The details can make your eyes glaze over, but the idea of any tax increase can be a dicey political proposition.

On the one hand, you’ve got to give Biden credit for admitting that proposals cost money and making an effort to avoid increasing the deficit with his plans.

When Donald Trump slashed corporate taxes, increased defense spending, and then passed trillions of dollars in emergency COVID relief, he made no attempt to shield the budget from the debt burden it would result in. In his four years in office, Trump increased the debt by $7.8 trillion.

Biden was also forthright during his presidential campaign about his plans to raise taxes on the wealthiest Americans to finance his proposals for Middle-Class Americans.

In an interview with ABC News in August, Biden specifically said, “I will raise taxes for anybody making over $400,000.”

And just as he said Wednesday night, Biden also said in August, “Everybody should pay their fair share.”

But supporting Biden’s plans could play into the hands of Republicans, who have long relied on gloomy warnings about massive Democratic tax increases to attack Democrats.

They were certainly at the heart of Republicans’ rhetoric in 2020 when they accused Warnock, Ossoff and Biden alike of being tax-increasing radical socialists.

Georgia voters rejected those arguments when they put Biden and the new senators in office. And when Biden called on a tax hike for corporations at his Duluth rally Thursday, a round of honks and cheers followed.

Ossoff and Warnock were not as specific as Biden during their campaigns about which tax increases they would vote for.

But Ossoff wrote in a policy statement that he would support policies that help Georgia’s families make and save more money, including “lower taxes for all but the wealthiest Americans.”

And during a debate with Kelly Loeffler in October, the AJC’s Greg Bluestein asked Warnock which tax policies were needed due to the pandemic.

“What I support is that we ought to give middle-class families and poor families a break right about now,” Warnock said.

On the day after Biden’s speech, as Georgia prepared to welcome the president to town, I didn’t get any more clarity when I asked both senators’ offices and other Georgia Democrats in the delegation whether they will support Biden’s tax hikes.

Although all have been quick to support Biden on his other ideas, none answered the AJC’s request for comment on increasing taxes to pay for the Jobs and Family plan.

The one exception was Bourdeaux.

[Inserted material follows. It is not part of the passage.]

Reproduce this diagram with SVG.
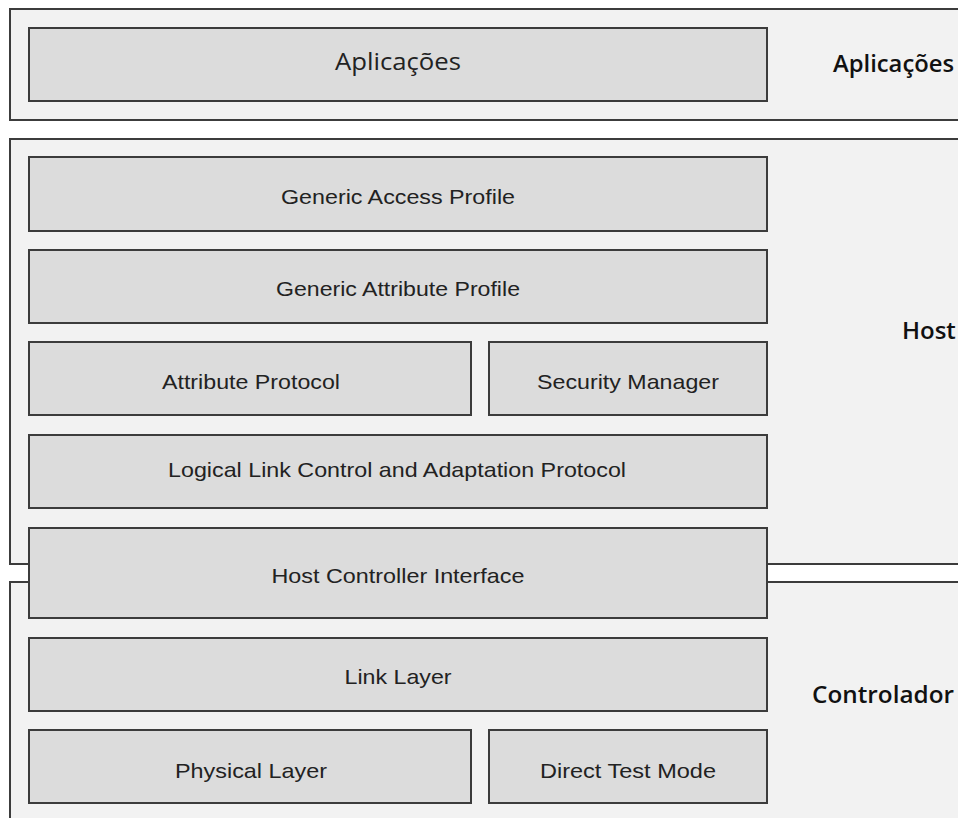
<svg xmlns="http://www.w3.org/2000/svg" width="958" height="818" viewBox="0 0 958 818">
<style>
.outer{fill:#f2f2f2;stroke:#3c3c3c;stroke-width:2}
.box{fill:#dcdcdc;stroke:#3c3c3c;stroke-width:2}
.t{font-family:"Liberation Sans",Arial,sans-serif;font-size:21px;fill:#222;text-anchor:middle;dominant-baseline:central}
.lbl{font-family:"Open Sans","Noto Sans",sans-serif;font-size:24px;font-weight:600;fill:#111;dominant-baseline:central}
.app{font-family:"Open Sans","Noto Sans",sans-serif;font-size:24px;fill:#222;text-anchor:middle;dominant-baseline:central}
</style>
<rect width="958" height="818" fill="#ffffff"/>
<g id="layer-aplicacoes">
<rect class="outer" x="10" y="9" width="960" height="111"/>
<text class="lbl" x="833" y="62" textLength="121" lengthAdjust="spacingAndGlyphs">Aplicações</text>
</g>
<g id="layer-host">
<rect class="outer" x="10" y="139" width="960" height="425"/>
<text class="lbl" x="902" y="329">Host</text>
</g>
<g id="layer-controlador">
<rect class="outer" x="10" y="582" width="960" height="250"/>
<text class="lbl" x="812" y="693" textLength="142" lengthAdjust="spacingAndGlyphs">Controlador</text>
</g>
<g id="aplicacoes">
<rect class="box" x="29" y="28" width="738" height="73"/>
<text class="app" x="398" y="60" textLength="126" lengthAdjust="spacingAndGlyphs">Aplicações</text>
</g>
<g id="gap">
<rect class="box" x="29" y="157" width="738" height="74"/>
<text class="t" x="398" y="196" textLength="234" lengthAdjust="spacingAndGlyphs">Generic Access Profile</text>
</g>
<g id="gatt">
<rect class="box" x="29" y="250" width="738" height="73"/>
<text class="t" x="398" y="288" textLength="244" lengthAdjust="spacingAndGlyphs">Generic Attribute Profile</text>
</g>
<g id="att">
<rect class="box" x="29" y="342" width="442" height="73"/>
<text class="t" x="251" y="381" textLength="178" lengthAdjust="spacingAndGlyphs">Attribute Protocol</text>
</g>
<g id="sm">
<rect class="box" x="489" y="342" width="278" height="73"/>
<text class="t" x="628" y="381" textLength="182" lengthAdjust="spacingAndGlyphs">Security Manager</text>
</g>
<g id="l2cap">
<rect class="box" x="29" y="435" width="738" height="73"/>
<text class="t" x="397" y="469" textLength="458" lengthAdjust="spacingAndGlyphs">Logical Link Control and Adaptation Protocol</text>
</g>
<g id="hci">
<rect class="box" x="29" y="528" width="738" height="90"/>
<text class="t" x="398" y="575" textLength="253" lengthAdjust="spacingAndGlyphs">Host Controller Interface</text>
</g>
<g id="ll">
<rect class="box" x="29" y="638" width="738" height="73"/>
<text class="t" x="398" y="676" textLength="107" lengthAdjust="spacingAndGlyphs">Link Layer</text>
</g>
<g id="phy">
<rect class="box" x="29" y="730" width="442" height="73"/>
<text class="t" x="251" y="770" textLength="152" lengthAdjust="spacingAndGlyphs">Physical Layer</text>
</g>
<g id="dtm">
<rect class="box" x="489" y="730" width="278" height="73"/>
<text class="t" x="628" y="770" textLength="176" lengthAdjust="spacingAndGlyphs">Direct Test Mode</text>
</g>
<g id="connectors"></g>
</svg>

The former public policy and finance professor said that Biden’s ideas for infrastructure and education-related measures addressed some important needs, but she’s worried about the price tag.

“I’ll be putting on my green eyeshades and sharpening my pencil, looking at the spending,” she said, adding that infrastructure improvements have traditionally been funded through user fees and not tax hikes.

Asked last night if she opposed a specific funding mechanism, Bordeaux said, “I’m not taking anything off the table.”

The congresswoman recently joined the Blue Dog Democrats, a coalition of moderate Democrats that her office described as “dedicated to pursuing fiscally-responsible policies,” among other priorities.

She was also one of the few bright spots for Democrats in 2020 when she flipped the 7th District seat in her U.S. House contest.

Bordeaux is likely to face a tough re-election bid in 2022, made more complicated by the possibility that the Republican-controlled Legislature could redraw her well-educated, suburban district to make it easier for a conservative candidate to win.

She’s not the only one. McBath in the neighboring Sixth District could also face a different district, a tough Republican, or both next year. And although Warnock hasn’t yet drawn a big-name candidate into his reelection contest, he knows he’ll have a fight on his hands in the newly designated battleground of Georgia.

Will a vote to increase taxes on the wealthiest Georgians make victory easier or harder for each of them?

It’s a question for each Georgia Democrat and for Biden, too. Because his success depends on their success.

That’s why the president came to Georgia Thursday and why the Georgia delegation’s answer to his tax plan will be the answer for the country as well.